Four white South Africans Wednesday faced a fine in court after pleading guilty to humiliating five black housekeepers in a video depicting racial abuse at their former university.
They made the video in 2007 as students at the University of Free State in protest at plans to integrate student housing.
One clip showed a young man apparently urinating into a bowl of stew and then serving it to the housekeepers. It ended with the words: "That, at the end of the day, is what we think of integration."
The video sparked an international scandal when it landed on the Internet in February 2008.
In a sentencing hearing Wednesday, both the defence and the prosecution said the four should face only a fine as punishment, after they pleaded guilty to the charge of crimen injuria, or seriously impairing the dignity of the five housekeepers.
Defence lawyer Kemp J Kemp requested a 5,000-rand (680-dollar, 525-euro fine) fine, while prosecutor Johan Kruger sought three times that amount.
"They deliberately manipulated the five cleaners because they are illiterate," Kruger told the court.
Magistrate Mziwonke Hinxa said he would decide on the sentence on Friday.
In the statement the boys denied urinating on the food, saying: "It was an act meant to look like urine."
Mediation efforts had failed to resolve the case, with the housekeepers saying they wanted to pursue a trial against the students. The guilty plea avoided what could have been an emotive trial.
Kemp told the court that the students had not intended to humiliate the housekeepers, but later realised they had done just that.
"The accused did not realise the effect of the video and what it would have on the university and the plaintiffs.
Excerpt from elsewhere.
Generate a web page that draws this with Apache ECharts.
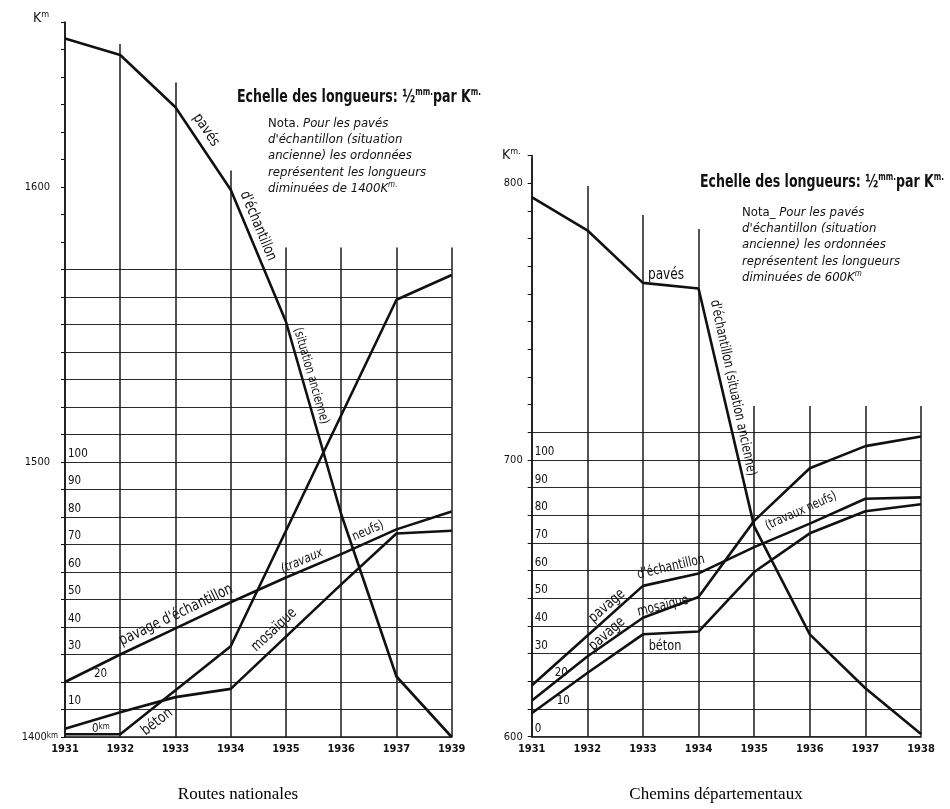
<!DOCTYPE html>
<html>
<head>
<meta charset="utf-8">
<script src="https://cdn.jsdelivr.net/npm/echarts@6/dist/echarts.min.js"></script>
<style>
html,body{margin:0;padding:0;background:#fff;}
#c{width:950px;height:809px;}
</style>
</head>
<body>
<div id="c"></div>
<script>
// ---------- DATA ----------
// Routes nationales
const yearsNat = ['1931','1932','1933','1934','1935','1936','1937','1939'];
const offsetNat = 1400; // pavés d'échantillon (situation ancienne): ordonnées diminuées de 1400 km
const pavesNat   = [1654, 1648, 1629, 1599, 1551, 1481, 1422, 1400];
const echantNat  = [20, 30, 39.5, 49, 58, 66.5, 75.5, 82];
const mosaiqueNat= [3, 9, 14.5, 17.5, 36.5, 55.5, 74, 75];
const betonNat   = [1, 1, 17, 33, 75, 117, 159, 168];
const outerTicksNat = {0:'1400', 100:'1500', 200:'1600'};

// Chemins départementaux
const yearsDep = ['1931','1932','1933','1934','1935','1936','1937','1938'];
const offsetDep = 600; // ordonnées diminuées de 600 km
const pavesDep   = [795, 783, 764, 762, 676, 637, 617.5, 601];
const echantDep  = [18.5, 36.5, 54.5, 59, 68.5, 77, 86, 86.5];
const mosaiqueDep= [13, 29, 43, 50.5, 78, 97, 105, 108.5];
const betonDep   = [8.5, 23, 37, 38, 59.5, 73.5, 81.5, 84];
const outerTicksDep = {0:'600', 100:'700', 200:'800'};

// inner scale (travaux neufs, km)
const innerLabels = [0,10,20,30,40,50,60,70,80,90,100];

// ---------- LAYOUT / STYLE ----------
const F = "'DejaVu Sans Condensed','Liberation Sans Narrow','Arial Narrow','DejaVu Sans',sans-serif";
const INK = '#111';
const layoutNat = {yMax:260, gridMax:170, vTop:[260,252,238,206,178,178,178,178], innerPad:{0:24,20:26}};
const layoutDep = {yMax:210, gridMax:110, vTop:[209,199,188.5,183.5,119.5,119.5,119.5,119.5], innerPad:{10:22,20:20}};

function gridLines(lay, zeroText){
  const out = [];
  for (let v = 0; v <= lay.gridMax; v += 10) {
    const item = {yAxis: v};
    if (innerLabels.indexOf(v) >= 0) {
      item.label = {
        show: true, position: 'insideStartTop', distance: [3, 2],
        formatter: v === 0 ? zeroText : String(v),
        padding: [0, 0, 0, lay.innerPad[v] || 0],
        color: INK, fontFamily: F, fontSize: 11.5,
        rich: {k: {fontSize: 8, fontFamily: F, color: INK, verticalAlign: 'top'}}
      };
    } else {
      item.label = {show: false};
    }
    out.push(item);
  }
  return out;
}
function vertLines(years, lay){
  return years.map((y, i) => [{coord: [i, 0]}, {coord: [i, lay.vTop[i]]}]);
}
function lineSeries(name, data, gi, extra){
  return Object.assign({
    name, type: 'line', data, xAxisIndex: gi, yAxisIndex: gi,
    symbol: 'none', silent: true, animation: false,
    lineStyle: {color: INK, width: 2.6}, z: 5
  }, extra || {});
}
function frameSeries(years, lay, gi, zeroText){
  return {
    type: 'line', data: years.map(() => null), xAxisIndex: gi, yAxisIndex: gi,
    symbol: 'none', silent: true, animation: false, z: 2,
    markLine: {
      silent: true, symbol: ['none','none'], animation: false,
      lineStyle: {color: '#2a2a2a', width: 1.2, type: 'solid'},
      data: gridLines(lay, zeroText).concat(vertLines(years, lay).map(p => [
        Object.assign({}, p[0], {lineStyle: {width: 1.5, color: '#1a1a1a'}, label: {show: false}}), p[1]
      ]))
    }
  };
}
function yAxisDef(gi, lay, ticks, margin, padNames){
  return {
    gridIndex: gi, type: 'value', min: 0, max: lay.yMax, interval: 10,
    splitLine: {show: false},
    axisLine: {show: true, lineStyle: {color: INK, width: 1.6}},
    axisTick: {show: true, length: 4, lineStyle: {color: INK, width: 1}},
    axisLabel: {
      margin, color: INK, fontFamily: F, fontSize: 11,
      formatter: v => ticks[v] === undefined ? '' :
        (v === 0 && padNames ? '{n|' + ticks[v] + '}{k|km}' : '{n|' + ticks[v] + '}' + (padNames ? '{sp|}' : '')),
      rich: {
        n: {fontFamily: F, fontSize: 11, color: INK},
        k: {fontFamily: F, fontSize: 8, color: INK, verticalAlign: 'top'},
        sp: {width: 8}
      }
    }
  };
}
function xAxisDef(gi, years){
  return {
    gridIndex: gi, type: 'category', data: years, boundaryGap: false,
    axisLine: {show: true, lineStyle: {color: INK, width: 1.6}},
    axisTick: {show: false}, splitLine: {show: false},
    axisLabel: {interval: 0, margin: 7, color: INK, fontFamily: F, fontSize: 11, fontWeight: 'bold'}
  };
}

const chart = echarts.init(document.getElementById('c'), null, {renderer: 'canvas'});

function txt(x, y, text, size, rot, opts){
  opts = opts || {};
  return {
    type: 'text', x, y, rotation: rot || 0, scaleX: opts.sx || 1, silent: true, z: 10,
    style: {
      text, fill: INK, font: (opts.style || '') + ' ' + (opts.weight || 'normal') + ' ' + size + 'px ' + F,
      textAlign: opts.align || 'center', textVerticalAlign: 'middle',
      rich: opts.rich
    }
  };
}
const titleRich = {
  b: {fontFamily: F, fontSize: 17.5, fontWeight: 'bold', fill: INK, lineHeight: 20},
  s: {fontFamily: F, fontSize: 10, fontWeight: 'bold', fill: INK, verticalAlign: 'top', lineHeight: 20}
};
const notaRich = {
  n: {fontFamily: F, fontSize: 13, fill: INK, lineHeight: 16.4},
  i: {fontFamily: F, fontSize: 13, fontStyle: 'italic', fill: INK, lineHeight: 16.4},
  s: {fontFamily: F, fontSize: 8, fontStyle: 'italic', fill: INK, verticalAlign: 'top', lineHeight: 16.4}
};
const kmRich = {
  K: {fontFamily: F, fontSize: 14, fill: INK, lineHeight: 16},
  s: {fontFamily: F, fontSize: 9, fill: INK, verticalAlign: 'top', lineHeight: 16}
};

const graphics = [
  // axis units
  txt(33, 18, '{K|K}{s|m}', 14, 0, {align: 'left', rich: kmRich}),
  txt(502, 155, '{K|K}{s|m.}', 14, 0, {align: 'left', rich: kmRich}),
  // titles
  txt(237, 97, '{b|Echelle des longueurs: ½}{s|mm.}{b|par K}{s|m.}', 17.5, 0, {align: 'left', rich: titleRich, sx: 0.8}),
  txt(700, 182, '{b|Echelle des longueurs: ½}{s|mm.}{b|par K}{s|m.}', 17.5, 0, {align: 'left', rich: titleRich, sx: 0.8}),
  // notes
  txt(268, 156, '{n|Nota.}{i| Pour les pavés}\n{i|d\'échantillon (situation}\n{i|ancienne) les ordonnées}\n{i|représentent les longueurs}\n{i|diminuées de 1400K}{s|m.}', 13, 0, {align: 'left', rich: notaRich}),
  txt(742, 245, '{n|Nota_}{i| Pour les pavés}\n{i|d\'échantillon (situation}\n{i|ancienne) les ordonnées}\n{i|représentent les longueurs}\n{i|diminuées de 600K}{s|m}', 13, 0, {align: 'left', rich: notaRich}),
  // curve labels, Routes nationales
  txt(206, 130, 'pavés', 15, -0.977, {sx: 0.9}),
  txt(258, 226, 'd\'échantillon', 15, -1.18, {sx: 0.85}),
  txt(311, 376, '(situation ancienne)', 13, -1.29, {sx: 0.85}),
  txt(176, 615, 'pavage d\'échantillon', 15.5, 0.445, {sx: 0.85}),
  txt(302, 561, '(travaux', 13, 0.41, {style: 'italic', sx: 0.9}),
  txt(368, 531, 'neufs)', 13, 0.41, {sx: 0.9}),
  txt(274, 630, 'mosaïque', 15, 0.75, {sx: 0.85}),
  txt(157, 722, 'béton', 15, 0.66, {sx: 0.9}),
  // curve labels, Chemins départementaux
  txt(666, 275, 'pavés', 15, 0, {sx: 0.9}),
  txt(733, 388, 'd\'échantillon (situation ancienne)', 14, -1.36, {sx: 0.85}),
  txt(607, 606, 'pavage', 15, 0.72, {sx: 0.85}),
  txt(671, 567, 'd\'échantillon', 14, 0.23, {sx: 0.85}),
  txt(607, 634, 'pavage', 15, 0.72, {sx: 0.85}),
  txt(663, 606, 'mosaïque', 14, 0.24, {sx: 0.85}),
  txt(665, 646, 'béton', 14, 0, {sx: 0.9}),
  txt(801, 511, '(travaux neufs)', 13, 0.42, {sx: 0.85}),
  // captions
  {type: 'text', x: 238, y: 795, silent: true, style: {text: 'Routes nationales', fill: '#000', font: '17px "Liberation Serif","DejaVu Serif",serif', textAlign: 'center', textVerticalAlign: 'middle'}},
  {type: 'text', x: 716, y: 795, silent: true, style: {text: 'Chemins départementaux', fill: '#000', font: '17px "Liberation Serif","DejaVu Serif",serif', textAlign: 'center', textVerticalAlign: 'middle'}}
];

const option = {
  animation: false,
  backgroundColor: '#fff',
  grid: [
    {left: 65, top: 22, width: 386.7, height: 715},
    {left: 531.7, top: 155.6, width: 389.3, height: 581.1}
  ],
  xAxis: [xAxisDef(0, yearsNat), xAxisDef(1, yearsDep)],
  yAxis: [yAxisDef(0, layoutNat, outerTicksNat, 7, true), yAxisDef(1, layoutDep, outerTicksDep, 9, false)],
  series: [
    frameSeries(yearsNat, layoutNat, 0, '0{k|km}'),
    lineSeries('pavés d\'échantillon (situation ancienne)', pavesNat.map(v => v - offsetNat), 0),
    lineSeries('pavage d\'échantillon (travaux neufs)', echantNat, 0),
    lineSeries('mosaïque', mosaiqueNat, 0),
    lineSeries('béton', betonNat, 0),
    frameSeries(yearsDep, layoutDep, 1, '0'),
    lineSeries('pavés d\'échantillon (situation ancienne)', pavesDep.map(v => v - offsetDep), 1),
    lineSeries('pavage d\'échantillon (travaux neufs)', echantDep, 1),
    lineSeries('pavage mosaïque', mosaiqueDep, 1),
    lineSeries('béton', betonDep, 1)
  ],
  graphic: graphics
};
chart.setOption(option);
</script>
</body>
</html>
They now, in retrospect, accept that the use of the workers for the video was insensitive, ill considered and wrong," he said.
The video was shot at a time when the University of Free State was introducing racial integration at student hostels, following decades of race-based hostel allocation.
Throughout the video, the workers were voluntary contributors, who could have withdrawn at any time and understood they were acting, Kemp said.
Kemp said the students had good relations with the workers until the video hit the Internet.
None of the young men -- Johnny Roberts, Schalk van der Merwe, RC Malherbe and Danie Grobler -- are still studying at the university.
The whites-only male hostel where the video was shot was later shut down and eventually re-opened as a diversity centre to address issues of racism, sexism, xenophobia and reconciliation.
In October last year, university rector Jonathan Jansen came under fire when he announced the school was withdrawing disciplinary charges against the students, in an attempt to promote reconciliation.
Jansen was heavily criticised for choosing reconciliation over retribution, igniting further debate about the limits of forgiveness in a nation that has already forgiven much of its racist past.
He invited the students to return to campus to finish their studies -- an offer none accepted.
The five workers have also launched a civil case at the Bloemfontein Equality Court, where each of the students face are being sued for one million rand (136,00 dollars, 105,000 euros).